Hi, I’m Ron, and I’m a perfectionist. There, I’ve said it! I feel better already! Of course I write in order to figure myself out; the banjo is simply a cover of “legitimacy,” a public rationale for writing down and exposing my private thoughts and feelings. Besides the self-cleansing act of writing/publishing, it is my sincere hope that at least somebody recognizes a bit of themselves in my musings, and that the resulting blogs are of some assistance to his/her own self-search.
I have a saying that helps when I get wrapped around the axle about something not going exactly as planned (which happens quite often): “I used to be an unhappy perfectionist; now I’m a happy imperfectionist.” I tell myself this, yet I continue to expect too much of myself (the very definition of insanity). At the very least, happiness is a noble goal.
I have another saying: “Always strive for perfection; never expect perfection.” I figure if I’m going to work toward something, I may as well strive to do it to the best of my ability, but since I expect to fall well-short, I need to cushion the inevitable crash landing. In all fairness to reality, this vicious cycle of optimism/disappointment has gradually softened throughout my search for self. There is hope; I am improving!

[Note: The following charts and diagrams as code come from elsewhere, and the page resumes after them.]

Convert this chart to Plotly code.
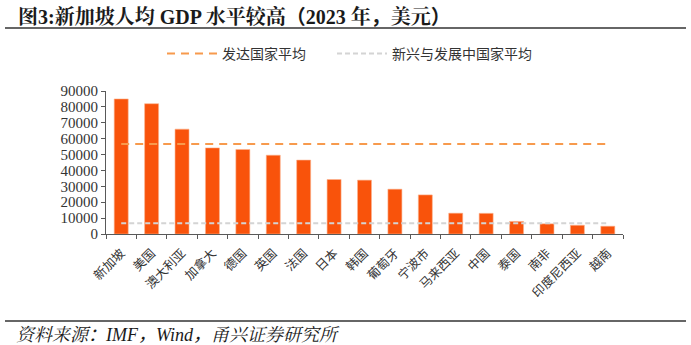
import plotly.graph_objects as go

categories = ["新加坡", "美国", "澳大利亚", "加拿大", "德国", "英国", "法国", "日本", "韩国",
              "葡萄牙", "宁波市", "马来西亚", "中国", "泰国", "南非", "印度尼西亚", "越南"]
gdp_per_capita = [85000, 82000, 66000, 54200, 53200, 49600, 46500, 34300, 33900,
                  28200, 24600, 13100, 13000, 7900, 6400, 5500, 4900]
advanced_avg = 56600
emerging_avg = 6700
y_ticks = [0, 10000, 20000, 30000, 40000, 50000, 60000, 70000, 80000, 90000]

W, H = 691, 345
ML, MR, MT, MB = 106, 68, 91, 111
PW = W - ML - MR
PH = H - MT - MB

def px_x(x):
    return (x - ML) / PW

def px_y(y):
    return (H - MB - y) / PH

BAR = "#F9530B"
ORANGE = "#F79A4D"
GRAY = "#D4D4D4"
AXIS = "#595959"
SERIF = "Liberation Serif, Noto Serif CJK SC, Noto Sans CJK SC, serif"
CJK = "Noto Sans CJK SC, sans-serif"

def fw(ch):
    return f"<span style='font-family:Noto Sans CJK SC'>{ch}</span>"

fig = go.Figure()
fig.add_trace(go.Bar(x=categories, y=gdp_per_capita, marker=dict(color=BAR, line=dict(color="#FBB48F", width=0.6)),
                     showlegend=False, hoverinfo="x+y"))
fig.add_trace(go.Scatter(x=[categories[0], categories[-1]], y=[advanced_avg, advanced_avg], mode="lines",
                         name="发达国家平均", line=dict(color=ORANGE, width=2, dash="8px,6px"),
                         legend="legend"))
fig.add_trace(go.Scatter(x=[categories[0], categories[-1]], y=[emerging_avg, emerging_avg], mode="lines",
                         name="新兴与发展中国家平均", line=dict(color=GRAY, width=2, dash="5px,3px"),
                         legend="legend2"))

legend_common = dict(orientation="h", xref="container", yref="container", xanchor="left", yanchor="middle",
                     font=dict(family=CJK, size=14, color="#333333"), bgcolor="rgba(0,0,0,0)",
                     itemwidth=50, tracegroupgap=0)
fig.update_layout(
    width=W, height=H,
    margin=dict(l=ML, r=MR, t=MT, b=MB),
    plot_bgcolor="white", paper_bgcolor="white",
    bargap=0.54,
    legend=dict(x=(162) / W, y=1 - 54 / H, **legend_common),
    legend2=dict(x=(332) / W, y=1 - 54 / H, **legend_common),
    xaxis=dict(showline=True, linecolor=AXIS, linewidth=1, ticks="outside", ticklen=4, tickcolor=AXIS,
               tickson="boundaries", tickangle=-45, tickfont=dict(family=CJK, size=12.5, color="#333333"),
               ticklabelstandoff=6, showgrid=False, range=[-0.5, 16.5]),
    yaxis=dict(range=[0, 90000], tickvals=y_ticks, tickformat="d", showline=True, linecolor=AXIS, linewidth=1,
               ticks="outside", ticklen=4, tickcolor=AXIS, showgrid=False, zeroline=False,
               tickfont=dict(family=SERIF, size=15, color="#333333")),
    font=dict(family=CJK),
)

title = ("<b>图3:新加坡人均 GDP 水平较高" + fw("（") + "2023 年" + fw("，") + "美元" + fw("）") + "</b>")
fig.add_annotation(text=title, xref="paper", yref="paper",
                   x=px_x(16), y=px_y(15), xanchor="left", yanchor="middle", showarrow=False,
                   font=dict(family=SERIF, size=20, color="#1a1a1a"))
fig.add_shape(type="line", xref="paper", yref="paper", x0=px_x(5), x1=px_x(686), y0=px_y(28), y1=px_y(28),
              line=dict(color="#333333", width=1.5))
fig.add_shape(type="line", xref="paper", yref="paper", x0=px_x(5), x1=px_x(686), y0=px_y(321), y1=px_y(321),
              line=dict(color="#333333", width=1.5))
source = "<i>资料来源" + fw("：") + "IMF" + fw("，") + "Wind" + fw("，") + "甬兴证券研究所</i>"
fig.add_annotation(text=source, xref="paper", yref="paper",
                   x=px_x(14), y=px_y(333), xanchor="left", yanchor="middle", showarrow=False,
                   font=dict(family=SERIF, size=18, color="#1a1a1a"))

fig.write_html("out.html")
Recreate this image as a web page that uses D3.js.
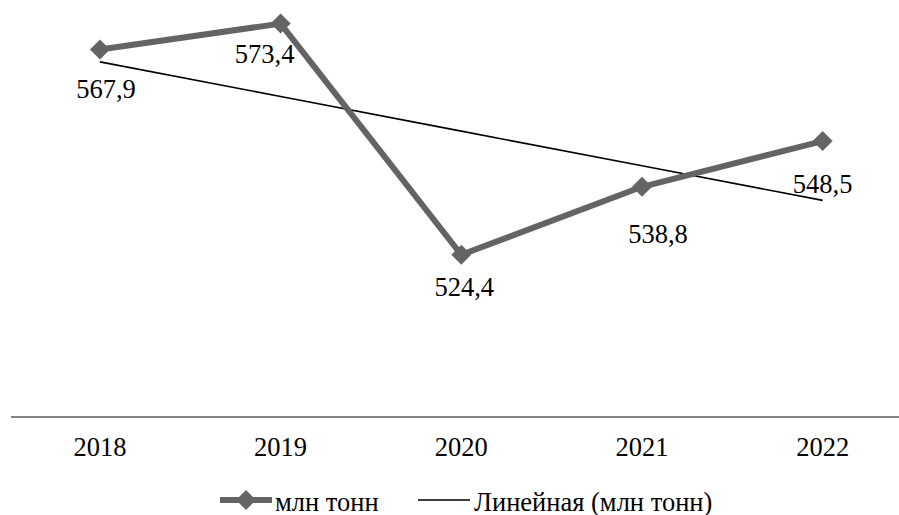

So, to the banjo! I grew up in a banjo band, and was blissfully ignorant/happy with my youthful “natural” ability to play chord melody. I could hear it, and I could play it, no sweat or study required! About the time that I was finally awakening as an adult though, I had the “good misfortune” of meeting and hearing Buddy Wachter. So much for any feelings of self-worth! Greatness cannot be un-heard.
I have a full litany of excuses for why that life-changing encounter didn’t produce the kind of hard work that would make me feel better about myself. I have often thought that I sabotaged myself by setting my goals un-achievably high so I wouldn’t have to try; “Oh well; great goal, but I guess I’m just not good enough.” The sad truth is that my truest excuse is that I didn’t really try, achievable or not. Before I could improve as a musician, I had to improve as a human being (this takes time); I do recognize that, and I can honestly say that I have paid my human-ness dues, and am now fully committed to maximizing what’s left of my potential.
Anyway, I envy those who seem to be satisfied with whatever level of musical skill they have achieved (or any other area of accomplishment). I recognize that the moment I am “happy”–or believe that I have “arrived”–is the moment that I stop progressing (“and I ain’t getting’ any younger!”). I simply need to deal with the occasional setback, and remind myself of my undeniably-steady progress.
Perfectionism is a frustrating dead end! You can’t truly eliminate it: All you can do is learn to use it in a constructive, forward-moving way (the goal); just don’t let it be a buzz kill (the expectation). That’s the best advice this Banjo Snob can give.